**Goal of the exercise**
Pick out each line containing the string "matplotlib".

**Material**

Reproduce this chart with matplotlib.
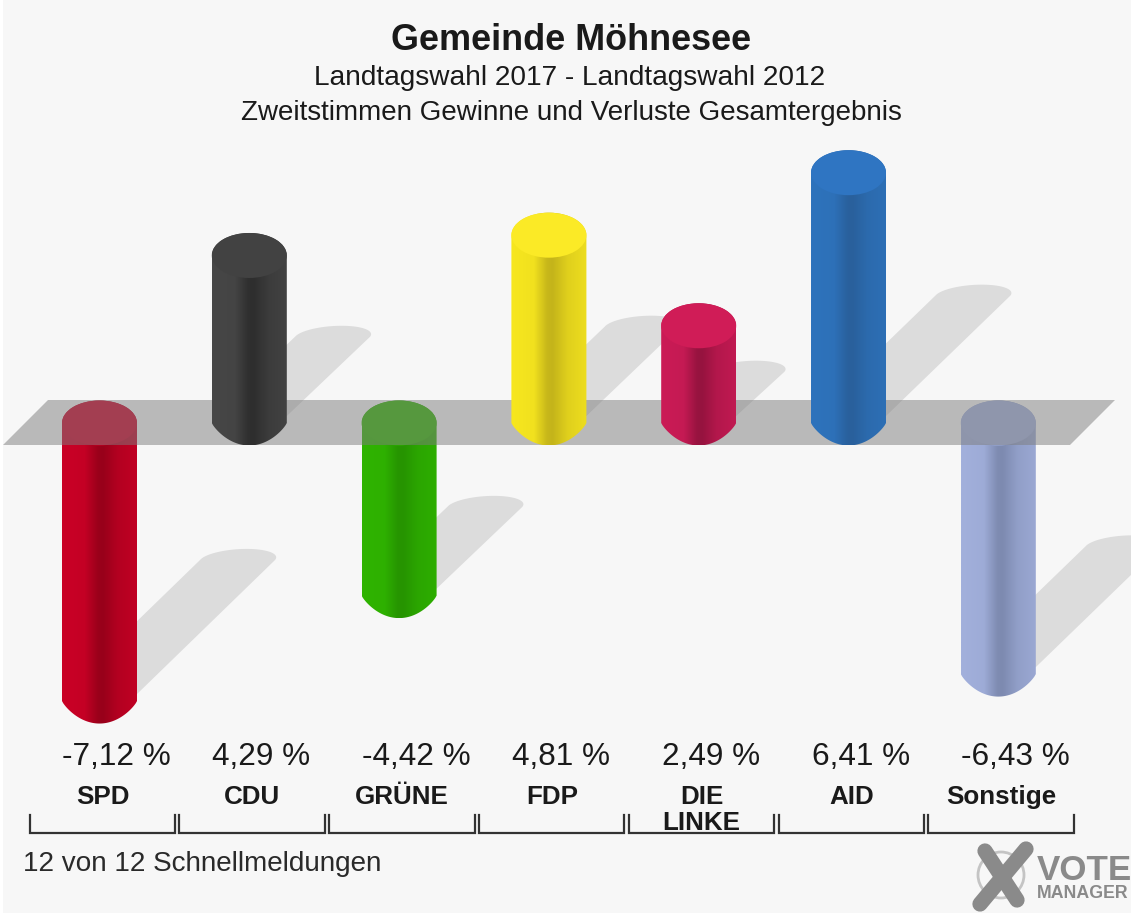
import numpy as np
import matplotlib
matplotlib.use('Agg')
import matplotlib.pyplot as plt
from matplotlib.patches import Ellipse, PathPatch, Polygon, Rectangle, Circle
from matplotlib.path import Path
from matplotlib.colors import to_rgb

plt.rcParams['font.family'] = ['Liberation Sans', 'DejaVu Sans']

# data
parties = ['SPD', 'CDU', 'GRÜNE', 'FDP', 'DIE\nLINKE', 'AID', 'Sonstige']
values = [-7.12, 4.29, -4.42, 4.81, 2.49, 6.41, -6.43]
value_labels = ['-7,12 %', '4,29 %', '-4,42 %', '4,81 %', '2,49 %', '6,41 %', '-6,43 %']
edge_colors = ['#ca0026', '#474747', '#2fb400', '#f7e71f', '#cb1b56', '#2e73bc', '#a2b0dc']
dark_colors = ['#98001a', '#2e2e2e', '#269400', '#c4b41a', '#96133f', '#29609c', '#7d8ab0']
top_colors = ['#ca0026', '#424242', '#2fb400', '#fbea26', '#d01c57', '#2f75c2', '#a2b0dc']

W, H = 1131, 913
X0, DX = 99.5, 149.8    # pixel of first bar, pixel per category
Y0, DY = 423.0, 39.05   # pixel of 0 %, pixel per percent

BAR_W = 37.5 / DX       # half width in category units
CAP_H = 22.5 / DY       # half height of the ellipse in percent units
SH_X = 19.4 / DX        # shadow shift per percent
SH_Y = 19.4 / DY

fig = plt.figure(figsize=(W / 100, H / 100), dpi=100, facecolor='white')
ax = fig.add_axes([0, 0, 1, 1])
ax.set_facecolor('none')
ax.axis('off')
xlim = ((0 - X0) / DX, (W - X0) / DX)
ylim = ((Y0 - H) / DY, Y0 / DY)


def bar_path(cx, lo, hi):
    t1 = np.linspace(np.pi, 0, 40)
    u = np.linspace(1, -1, 60)
    # bottom end is a bit pointed, not a true ellipse
    xs = np.r_[cx + BAR_W * np.cos(t1), cx + BAR_W * u]
    ys = np.r_[hi + CAP_H * np.sin(t1), lo - CAP_H * (1 - u ** 2) ** 0.85]
    return Path(np.c_[xs, ys], closed=False)


def shadow_poly(cx, base, v):
    d = abs(v)
    tx, ty = cx + d * SH_X, base + d * SH_Y + 3 / DY
    t = np.linspace(np.pi, 0, 40)
    xs = tx + BAR_W * np.cos(t) + 9 / DX * np.sin(t)
    ys = ty + 11 / DY * np.sin(t)
    b = base + 7 / DY
    xs = np.r_[cx - BAR_W, xs, cx + BAR_W]
    ys = np.r_[b, ys, b]
    return np.c_[xs, ys]


def draw_bar(i, v, z):
    lo, hi = min(v, 0), max(v, 0)
    path = bar_path(i, lo, hi)
    patch = PathPatch(path, fc='none', ec='none', zorder=z)
    ax.add_patch(patch)
    e, d = np.array(to_rgb(edge_colors[i])), np.array(to_rgb(dark_colors[i]))
    u = np.linspace(0, 1, 75)
    k = np.interp(u, [0, 0.3, 0.48, 0.55, 0.75, 1], [0, 0.12, 0.95, 1, 0.45, 0.2])
    img = (e[None, :] * (1 - k[:, None]) + d[None, :] * k[:, None])[None, :, :]
    im = ax.imshow(img, extent=[i - BAR_W, i + BAR_W, lo - CAP_H, hi + CAP_H],
                   aspect='auto', zorder=z, interpolation='bilinear')
    im.set_clip_path(patch)
    ax.add_patch(Ellipse((i, hi), 2 * BAR_W, 2 * CAP_H, fc=top_colors[i], ec='none', zorder=z + 0.1))


# shadows first, they lie on the floor behind everything
for i, v in enumerate(values):
    base = min(v, 0)
    ax.add_patch(Polygon(shadow_poly(i, base, v), closed=True, fc='#dcdcdc', ec='none', zorder=1))

# negative bars go below the grey plane, positive ones stand on it
for i, v in enumerate(values):
    if v < 0:
        draw_bar(i, v, 2)

px = lambda x: (x - X0) / DX
py = lambda y: (Y0 - y) / DY
plane = [(px(3), py(445)), (px(48), py(400)), (px(1115), py(400)), (px(1070), py(445))]
ax.add_patch(Polygon(plane, closed=True, fc='#7d7d7d', alpha=0.5, ec='none', zorder=3))

for i, v in enumerate(values):
    if v > 0:
        draw_bar(i, v, 4)

ax.set_xlim(xlim)
ax.set_ylim(ylim)

# everything else in pixel coordinates
ov = fig.add_axes([0, 0, 1, 1], facecolor='none')
ov.axis('off')
ov.set_xlim(0, W)
ov.set_ylim(H, 0)
ax.add_patch(Rectangle((0, 0), 1, 1, transform=ax.transAxes, fc='#f7f7f7', ec='none', zorder=0))
ov.add_patch(Rectangle((0, 0), 3, H, fc='white', ec='none'))

fs = lambda p: p * 0.72
tc = '#1a1a1a'
ov.text(571, 40, 'Gemeinde Möhnesee', ha='center', va='center', fontsize=fs(36), fontweight='bold', color=tc)
ov.text(570, 78, 'Landtagswahl 2017 - Landtagswahl 2012', ha='center', va='center', fontsize=fs(28), color=tc)
ov.text(571, 113, 'Zweitstimmen Gewinne und Verluste Gesamtergebnis', ha='center', va='center', fontsize=fs(27.8), color=tc)

for i, (lab, name) in enumerate(zip(value_labels, parties)):
    cx = X0 + DX * i
    ov.text(cx - 37, 757, lab, ha='left', va='center', fontsize=fs(31.5), color=tc)
    lines = name.split('\n')
    ov.text(cx + 3, 797, lines[0], ha='center', va='center', fontsize=fs(26), fontweight='bold', color=tc)
    if len(lines) > 1:
        ov.text(cx + 3, 823, lines[1], ha='center', va='center', fontsize=fs(26), fontweight='bold', color=tc)
    ov.plot([cx - 70, cx - 70, cx + 75.5, cx + 75.5], [815, 833, 833, 815], color='#333333', lw=1.6, solid_joinstyle='miter')

ov.text(23, 864, '12 von 12 Schnellmeldungen', ha='left', va='center', fontsize=fs(27.9), color='#2a2a2a')

# logo
ov.add_patch(Circle((1001, 875), 23, fc='none', ec='#c4c4c4', lw=2))
ov.plot([985, 1017], [851, 900], color='#8a8a8a', lw=11, solid_capstyle='round')
ov.plot([1026, 980], [849, 904], color='#8a8a8a', lw=11, solid_capstyle='round')
ov.text(1037, 870, 'VOTE', ha='left', va='center', fontsize=fs(35), fontweight='bold', color='#8a8a8a')
ov.text(1037, 893, 'MANAGER', ha='left', va='center', fontsize=fs(17.8), fontweight='bold', color='#8a8a8a')

fig.savefig('out.png', dpi=100, facecolor='#f7f7f7')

**Worked solution**
Reproduce this chart with matplotlib.
import matplotlib
matplotlib.use('Agg')
import matplotlib.pyplot as plt
from matplotlib.patches import Ellipse, PathPatch, Polygon, Rectangle, Circle
from matplotlib.path import Path
from matplotlib.colors import to_rgb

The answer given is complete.